Copy out exactly the lines from the one holding "Reproduce this chart" through the one holding "import * as", ends included; omit images.

=== Dataset entries ===

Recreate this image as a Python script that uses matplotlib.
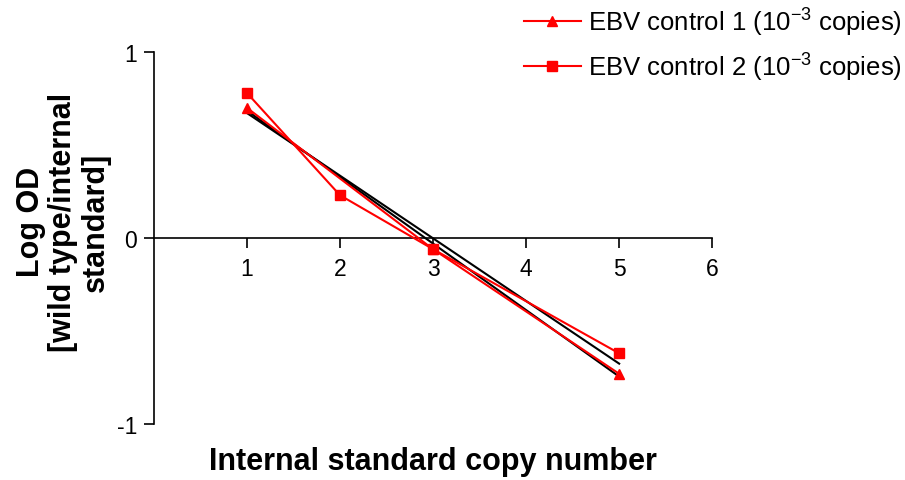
import numpy as np
import matplotlib
matplotlib.use('Agg')
from matplotlib import pyplot as plt

plt.rcParams['font.family'] = ['Liberation Sans', 'DejaVu Sans']
plt.rcParams['mathtext.fontset'] = 'custom'
plt.rcParams['mathtext.rm'] = 'Liberation Sans'
plt.rcParams['mathtext.it'] = 'Liberation Sans'
plt.rcParams['axes.unicode_minus'] = False

# 数据
x1 = [1, 3, 5]
y1 = [0.70, -0.06, -0.73]
x2 = [1, 2, 3, 5]
y2 = [0.78, 0.23, -0.06, -0.62]
labels = ['EBV control 1 (10$^{-3}$ copies)', 'EBV control 2 (10$^{-3}$ copies)']
xticks = [1, 2, 3, 4, 5, 6]
yticks = [-1, 0, 1]

fig = plt.figure(figsize=(9.05, 4.81), dpi=100)
ax = fig.add_axes([0.170, 0.1164, 0.617, 0.7734])

# 回归线 (黑色)
for xs, ys in [(x1, y1), (x2, y2)]:
    k, b = np.polyfit(xs, ys, 1)
    xx = np.array([1, 5])
    ax.plot(xx, k * xx + b, color='black', lw=1.5, zorder=2)

l1, = ax.plot(x1, y1, color='red', marker='^', ms=7, lw=1.5, zorder=3)
l2, = ax.plot(x2, y2, color='red', marker='s', ms=7, lw=1.5, zorder=3)

ax.set_xlim(0, 6)
ax.set_ylim(-1, 1)
ax.spines['top'].set_visible(False)
ax.spines['right'].set_visible(False)
ax.spines['bottom'].set_position(('data', 0))
ax.spines['left'].set_position(('data', 0))
ax.spines['bottom'].set_bounds(0, 6)
ax.spines['left'].set_linewidth(1.2)
ax.spines['bottom'].set_linewidth(1.2)
ax.set_xticks(xticks)
ax.set_yticks(yticks)
ax.tick_params(labelsize=16.5, length=7, width=1.2, direction='out')
ax.tick_params(axis='x', pad=7)
ax.tick_params(axis='y', pad=5)

ax.set_xlabel('Internal standard copy number', fontsize=22, fontweight='bold')
ax.xaxis.set_label_coords(0.5, -0.06)
fig.text(0.070, 0.538, 'Log OD\n[wild type/internal\nstandard]', rotation=90,
         fontsize=22, fontweight='bold', ha='center', va='center',
         multialignment='center', linespacing=1.1)

fig.legend([l1, l2], labels, loc='upper right', bbox_to_anchor=(1.011, 1.013),
           borderaxespad=0.1, fontsize=18.5, frameon=False, handlelength=2.2,
           labelspacing=0.5, handletextpad=0.3)

plt.savefig('out.png', dpi=100)
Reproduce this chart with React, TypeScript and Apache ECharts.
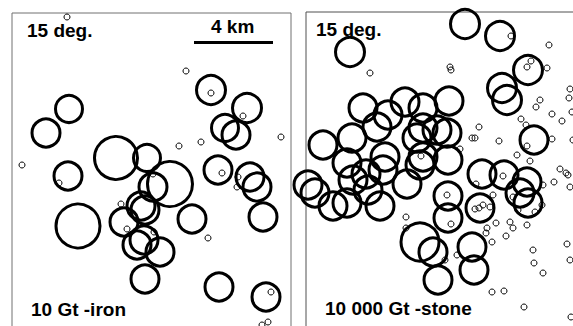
import React, { useEffect, useRef } from "react";
import * as echarts from "echarts";

// Crater rings, map units (1 unit ≈ 50 m) relative to each panel's top-left corner: [x, y, outer diameter]
const IRON_BIG: [number, number, number][] = [
  [57, 96, 30], [34, 120, 31], [104, 145, 46], [135, 145, 30], [158, 171, 48],
  [141, 174, 31], [66, 213, 47], [199, 77, 32], [235, 95, 32], [213, 115, 30],
  [224, 122, 31], [206, 157, 31], [238, 164, 31], [245, 174, 31], [251, 204, 31],
  [180, 206, 31], [112, 209, 31], [129, 193, 31], [133, 197, 31], [56, 163, 31],
  [125, 232, 31], [132, 227, 31], [148, 239, 31], [133, 266, 31], [207, 274, 31],
  [254, 284, 31],
];
const IRON_SMALL: [number, number][] = [
  [55, 4], [174, 58], [199, 80], [231, 103], [269, 124], [189, 129], [167, 133],
  [10, 152], [47, 170], [141, 161], [210, 160], [226, 164], [225, 174], [109, 191],
  [115, 216], [196, 225], [142, 219], [259, 279], [256, 309], [250, 312],
];
const STONE_BIG: [number, number, number][] = [
  [159, 12, 32], [194, 24, 32], [44, 40, 32], [222, 58, 32], [196, 76, 32],
  [201, 88, 32], [228, 128, 31], [57, 96, 31], [82, 103, 31], [99, 90, 31],
  [117, 96, 31], [143, 89, 31], [71, 115, 31], [46, 126, 31], [17, 133, 31],
  [117, 116, 31], [131, 118, 31], [141, 121, 31], [111, 126, 31], [79, 145, 31],
  [41, 151, 31], [117, 145, 31], [142, 148, 31], [176, 162, 31], [198, 163, 31],
  [221, 170, 31], [2, 173, 31], [9, 181, 31], [27, 194, 31], [47, 168, 31],
  [60, 162, 31], [62, 178, 31], [74, 194, 31], [41, 191, 31], [77, 158, 31],
  [101, 172, 31], [142, 184, 31], [174, 196, 31], [214, 181, 31], [222, 191, 31],
  [142, 206, 31], [114, 230, 41], [127, 240, 31], [132, 268, 31], [166, 235, 31],
  [168, 258, 31], [114, 153, 31],
];
const STONE_SMALL: [number, number][] = [
  [64, 61], [144, 55], [145, 58], [205, 24], [243, 33], [221, 55], [225, 49],
  [241, 56], [264, 77], [263, 86], [234, 88], [230, 95], [246, 102], [256, 109],
  [215, 107], [220, 113], [173, 115], [166, 126], [169, 126], [193, 129], [154, 137],
  [221, 134], [246, 127], [211, 143], [224, 149], [266, 100], [267, 128], [254, 157],
  [262, 163], [260, 161], [248, 170], [237, 173], [264, 175], [170, 172], [197, 164],
  [141, 183], [187, 183], [207, 185], [169, 197], [173, 196], [177, 193], [184, 195],
  [212, 198], [229, 200], [236, 193], [204, 210], [190, 211], [181, 216], [180, 221],
  [200, 224], [207, 216], [221, 213], [145, 212], [186, 230], [100, 205], [100, 216],
  [139, 248], [151, 243], [186, 280], [198, 279], [218, 295], [227, 238], [228, 251],
  [237, 261], [261, 232], [264, 248], [265, 305], [115, 144],
];

const PANEL_TITLES = ["15 deg.", "15 deg."];
const PANEL_LABELS = ["10 Gt -iron", "10 000 Gt -stone"];
const SCALE_LABEL = "4 km";

const FONT = "bold 19px 'Liberation Sans', Arial, sans-serif";

export default function App() {
  const ref = useRef<HTMLDivElement>(null);
  useEffect(() => {
    if (!ref.current) return;
    const chart = echarts.init(ref.current, undefined, { renderer: "svg" });
    const ringStyle = { color: "rgba(0,0,0,0)", borderColor: "#000", borderWidth: 3, opacity: 1 };
    const smallStyle = { color: "rgba(0,0,0,0)", borderColor: "#000", borderWidth: 1, opacity: 1 };
    const big = (gi: number, data: [number, number, number][]) => ({
      type: "scatter",
      xAxisIndex: gi,
      yAxisIndex: gi,
      data,
      symbol: "circle",
      symbolSize: (v: number[]) => v[2] - 3,
      itemStyle: ringStyle,
      silent: true,
      clip: false,
    });
    const small = (gi: number, data: [number, number][]) => ({
      type: "scatter",
      xAxisIndex: gi,
      yAxisIndex: gi,
      data,
      symbol: "circle",
      symbolSize: 6,
      itemStyle: smallStyle,
      silent: true,
      clip: false,
    });
    chart.setOption({
      animation: false,
      backgroundColor: "#fff",
      grid: [
        { left: 12, top: 13, width: 279, height: 340, show: true, borderColor: "#707070", borderWidth: 1, backgroundColor: "transparent" },
        { left: 306, top: 12, width: 300, height: 340, show: true, borderColor: "#505050", borderWidth: 1, backgroundColor: "transparent" },
      ],
      xAxis: [
        { gridIndex: 0, type: "value", min: 0, max: 279, show: false },
        { gridIndex: 1, type: "value", min: 0, max: 300, show: false },
      ],
      yAxis: [
        { gridIndex: 0, type: "value", min: 0, max: 340, inverse: true, show: false },
        { gridIndex: 1, type: "value", min: 0, max: 340, inverse: true, show: false },
      ],
      series: [
        big(0, IRON_BIG),
        small(0, IRON_SMALL),
        big(1, STONE_BIG),
        small(1, STONE_SMALL),
      ],
      graphic: [
        { type: "text", left: 27, top: 21, style: { text: PANEL_TITLES[0], font: FONT, fill: "#000" } },
        { type: "text", left: 316, top: 20, style: { text: PANEL_TITLES[1], font: FONT, fill: "#000" } },
        { type: "text", left: 211, top: 17, style: { text: SCALE_LABEL, font: FONT, fill: "#000" } },
        { type: "line", shape: { x1: 194, y1: 42.5, x2: 273, y2: 42.5 }, style: { stroke: "#000", lineWidth: 3 } },
        { type: "text", left: 31, top: 300, style: { text: PANEL_LABELS[0], font: FONT, fill: "#000" } },
        { type: "text", left: 325, top: 299, style: { text: PANEL_LABELS[1], font: FONT, fill: "#000" } },
      ],
    });
    return () => chart.dispose();
  }, []);
  return (
    <div
      ref={ref}
      style={{ position: "fixed", left: 0, top: 0, width: 620, height: 370 }}
    />
  );
}
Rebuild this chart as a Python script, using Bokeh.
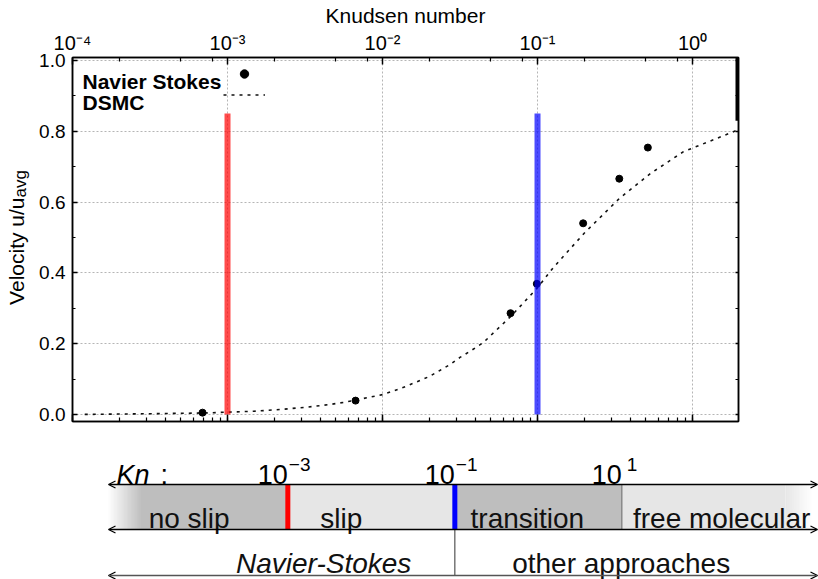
from bokeh.plotting import figure
from bokeh.models import (Range1d, FixedTicker, LogAxis, LinearAxis, Label, Legend, LegendItem,
                          PrintfTickFormatter, CustomJSTickFormatter, Arrow, OpenHead,
                          ColumnDataSource)
from bokeh.layouts import column, row
from bokeh.embed import file_html
from bokeh.resources import INLINE
from bokeh.core.properties import value

FONT = "Liberation Sans"

# ---------------- data ----------------
ns_kn = [0.00069, 0.0067, 0.067, 0.099, 0.197, 0.337, 0.515]
ns_u = [0.005, 0.039, 0.286, 0.369, 0.540, 0.666, 0.754]

dsmc_kn = [1.2e-4, 3.16e-4, 7.08e-4, 1.48e-3, 2.19e-3, 3.16e-3, 4.57e-3, 5.62e-3,
           8.13e-3, 1.0e-2, 1.17e-2, 1.41e-2, 1.66e-2, 2.0e-2, 2.34e-2, 2.75e-2,
           3.16e-2, 3.72e-2, 4.47e-2, 6.76e-2, 0.1, 0.126, 0.2, 0.339, 0.537,
           0.871, 1.82, 1.98]
dsmc_u = [0.000, 0.002, 0.004, 0.009, 0.014, 0.020, 0.028, 0.034, 0.048, 0.056,
          0.066, 0.079, 0.092, 0.107, 0.124, 0.142, 0.161, 0.180, 0.203, 0.278,
          0.358, 0.414, 0.512, 0.611, 0.681, 0.742, 0.798, 0.805]

limit_kn = [1e-3, 1e-1]
limit_top = [0.85, 0.85]
limit_colors = ["#ff0000", "#0000ff"]

x_ticks = [1e-4, 1e-3, 1e-2, 1e-1, 1e0]
x_tick_labels = ["10⁻⁴", "10⁻³", "10⁻²", "10⁻¹", "10⁰"]
x_minor_mult = [2, 5, 8]
y_ticks = [0.0, 0.2, 0.4, 0.6, 0.8, 1.0]
y_minor = [0.1, 0.3, 0.5, 0.7, 0.9]
y_title = ["Velocity u/u", "avg"]

regime_names = ["no slip", "slip", "transition", "free molecular"]
regime_edges = [-3, -1, 1]          # log10(Kn) boundaries
edge_exp_labels = ["−3", "−1", "\u20091"]
method_names = ["Navier-Stokes", "other approaches"]
method_edge = -1

# ---------------- y title strip ----------------
LW = 36
t = figure(width=LW, height=440, x_range=Range1d(0, LW), y_range=Range1d(440, 0),
           output_backend="svg", toolbar_location=None, min_border=0,
           x_axis_location=None, y_axis_location=None)
t.frame_align = False
t.grid.visible = False
t.outline_line_color = None
t.text(x=[16], y=[197], text=[y_title[0]], angle=1.5707963, text_font=value(FONT),
       text_font_size="21px", text_align="right", text_baseline="alphabetic",
       text_color="black")
t.text(x=[20], y=[197], text=[y_title[1]], angle=1.5707963, text_font=value(FONT),
       text_font_size="17px", text_align="left", text_baseline="alphabetic",
       text_color="black")

# ---------------- main chart ----------------
x_minor = [m * d for d in x_ticks for m in x_minor_mult]
x_ticker = FixedTicker(ticks=x_ticks, minor_ticks=x_minor)
y_ticker = FixedTicker(ticks=y_ticks, minor_ticks=y_minor)

p = figure(width=818 - LW, height=440, x_axis_type="log",
           x_range=Range1d(1e-4, 1.98), y_range=Range1d(-0.02, 1.0085),
           output_backend="svg", toolbar_location=None,
           min_border_left=72 - LW, min_border_right=80, min_border_top=55,
           min_border_bottom=19)
p.frame_align = False
p.outline_line_color = "black"
p.outline_line_width = 1.5
p.background_fill_color = "white"

top_axis = LogAxis(ticker=x_ticker)
p.add_layout(top_axis, "above")
right_axis = LinearAxis(ticker=y_ticker)
p.add_layout(right_axis, "right")

p.xaxis[0].ticker = x_ticker
p.yaxis[0].ticker = y_ticker
p.xgrid.ticker = x_ticker
p.ygrid.ticker = y_ticker

for ax in [p.below[0], top_axis, p.left[0], right_axis]:
    ax.axis_line_color = "black"
    ax.axis_line_width = 1.5
    ax.major_tick_in = 7
    ax.major_tick_out = 0
    ax.minor_tick_in = 4
    ax.minor_tick_out = 0
    ax.major_tick_line_width = 1.5
    ax.minor_tick_line_width = 1.2
    ax.major_tick_line_color = "black"
    ax.minor_tick_line_color = "black"
    ax.major_label_text_font = FONT
    ax.major_label_text_font_size = "19px"
    ax.major_label_text_color = "black"

p.left[0].major_tick_in = 5
p.left[0].minor_tick_in = 3
right_axis.major_tick_in = 3
right_axis.minor_tick_in = 3

for ax in [p.below[0], right_axis]:
    ax.formatter = CustomJSTickFormatter(code="return ''")
    ax.major_label_text_font_size = "0px"
    ax.major_label_standoff = 0

top_axis.major_label_overrides = {tk: s for tk, s in zip(x_ticks, x_tick_labels)}
top_axis.major_label_text_font_size = "20px"
top_axis.major_label_standoff = 4
top_axis.axis_label = "Knudsen number"
top_axis.axis_label_text_font = FONT
top_axis.axis_label_text_font_size = "21px"
top_axis.axis_label_text_font_style = "normal"
top_axis.axis_label_text_color = "black"
top_axis.axis_label_standoff = 2

p.left[0].formatter = PrintfTickFormatter(format="%.1f")
p.left[0].major_label_standoff = 7

for g in [p.xgrid[0], p.ygrid[0]]:
    g.grid_line_color = "#b5b5b5"
    g.grid_line_dash = "2 2"
    g.grid_line_width = 1

dsmc = p.line(dsmc_kn, dsmc_u, line_color="#111111", line_width=1.6, line_dash="3 5")
ns = p.scatter(ns_kn, ns_u, size=7, color="black")
p.segment(x0=limit_kn, x1=limit_kn, y0=[0, 0], y1=limit_top,
          line_color=limit_colors, line_width=6, line_alpha=0.7)
# thick frame piece at the upper right
p.segment(x0=[1.98], x1=[1.98], y0=[0.83], y1=[1.0085], line_color="black", line_width=6)

legend = Legend(items=[LegendItem(label=" ", renderers=[ns]),
                       LegendItem(label=" ", renderers=[dsmc])],
                location=(151, 316), orientation="vertical",
                glyph_width=42, glyph_height=21, label_height=21, label_width=1,
                label_standoff=0, spacing=0, padding=0, margin=0,
                border_line_color=None, background_fill_alpha=0,
                label_text_font_size="10px")
p.add_layout(legend, "center")

for txt, yy in [("Navier Stokes", 340), ("DSMC", 319)]:
    p.add_layout(Label(x=10, y=yy, x_units="screen", y_units="screen", text=txt,
                       text_font=FONT, text_font_size="21px", text_font_style="bold",
                       text_align="left", text_baseline="alphabetic", text_color="black"))

# ---------------- regime diagram ----------------
PX0 = 454.33      # pixel of log10(Kn) = -1
PPD = 83.5        # pixels per decade
x_lo = -1 - PX0 / PPD
x_hi = -1 + (818 - PX0) / PPD
L = -1 + (108 - PX0) / PPD
R = -1 + (817 - PX0) / PPD

q = figure(width=818, height=139, x_range=Range1d(x_lo, x_hi), y_range=Range1d(139, 0),
           output_backend="svg", toolbar_location=None, min_border=0,
           x_axis_location=None, y_axis_location=None)
q.frame_align = False
q.grid.visible = False
q.outline_line_color = None

ROW_TOP, ROW_MID, ROW_BOT = 44, 89, 135
DARK, LIGHT = "#bebebe", "#e6e6e6"
fade_l = 34 / PPD
fade_r0 = R - 32 / PPD
fade_r1 = R - 4 / PPD

lefts = [L + fade_l] + regime_edges
rights = regime_edges + [fade_r0]
q.quad(left=lefts, right=rights, top=[ROW_TOP] * 4, bottom=[ROW_MID] * 4,
       fill_color=[DARK, LIGHT, DARK, LIGHT], line_color=None)

n = 24
def mix(c1, c2, f):
    a = [int(c1[i:i + 2], 16) for i in (1, 3, 5)]
    b = [int(c2[i:i + 2], 16) for i in (1, 3, 5)]
    return "#%02x%02x%02x" % tuple(round(a[k] + (b[k] - a[k]) * f) for k in range(3))

# overlapping slices (each covers the next) so no seams show
gl = [L + fade_l * i / n for i in range(n)]
gr = [L + fade_l * (i + 2) / n for i in range(n)]
gc = [mix("#ffffff", DARK, (i + 1) / n) for i in range(n)]
rl = [fade_r0 + (fade_r1 - fade_r0) * i / n for i in range(n)]
rr = [fade_r0 + (fade_r1 - fade_r0) * (i + 2) / n for i in range(n)]
rc = [mix(LIGHT, "#ffffff", (i + 1) / n) for i in range(n)]
q.quad(left=gl + rl, right=gr + rr, top=[ROW_TOP] * (2 * n), bottom=[ROW_MID] * (2 * n),
       fill_color=gc + rc, line_color=None)

q.segment(x0=regime_edges, x1=regime_edges, y0=[ROW_TOP] * 3, y1=[ROW_MID] * 3,
          line_color=["#ff0000", "#0000ff", "#777777"], line_width=[5, 5, 1.2])
q.segment(x0=[method_edge], x1=[method_edge], y0=[ROW_MID], y1=[ROW_BOT],
          line_color="#555555", line_width=1.2)

for rw, col in [(ROW_TOP, "black"), (ROW_MID, "black"), (ROW_BOT, "#555555")]:
    q.add_layout(Arrow(x_start=L, y_start=rw, x_end=R, y_end=rw,
                       line_color=col, line_width=1.3,
                       start=OpenHead(size=7, line_width=1.3, line_color="black"),
                       end=OpenHead(size=7, line_width=1.3, line_color="black")))

# Kn scale labels
q.text(x=[L], y=[34], text=["Kn"], text_font=value(FONT), text_font_size="27px",
       text_font_style="italic", text_align="left", text_baseline="alphabetic", x_offset=8)
q.text(x=[L], y=[34], text=[":"], text_font=value(FONT), text_font_size="27px",
       text_align="left", text_baseline="alphabetic", x_offset=52)
q.text(x=regime_edges, y=[34] * 3, text=["10"] * 3, text_font=value(FONT),
       text_font_size="27px", text_align="right", text_baseline="alphabetic", x_offset=0)
q.text(x=regime_edges, y=[24] * 3, text=edge_exp_labels, text_font=value(FONT),
       text_font_size="19px", text_align="left", text_baseline="alphabetic", x_offset=1)

reg_src = ColumnDataSource(dict(
    x=[(a + b) / 2 for a, b in zip([L] + regime_edges, regime_edges + [R])],
    text=regime_names, off=[-9, -30, -11, 2]))
q.text(x="x", y=78, text="text", source=reg_src, text_font=value(FONT),
       text_font_size="28px", text_align="center", text_baseline="alphabetic",
       x_offset="off", text_color="#111111")

meth_src = ColumnDataSource(dict(
    x=[(L + method_edge) / 2, (method_edge + R) / 2], text=method_names,
    off=[42, -15], style=["italic", "normal"]))
q.text(x="x", y=123, text="text", source=meth_src, text_font=value(FONT),
       text_font_size="28px", text_align="center", text_baseline="alphabetic",
       x_offset="off", text_font_style="style", text_color="#111111")

layout = column(row(t, p, spacing=0), q, spacing=0)
open("out.html", "w").write(file_html(layout, INLINE))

===

Answer for this exercise
Reproduce this chart with React, TypeScript and Apache ECharts.
import React, { useEffect, useRef } from "react";
import * as echarts from "echarts";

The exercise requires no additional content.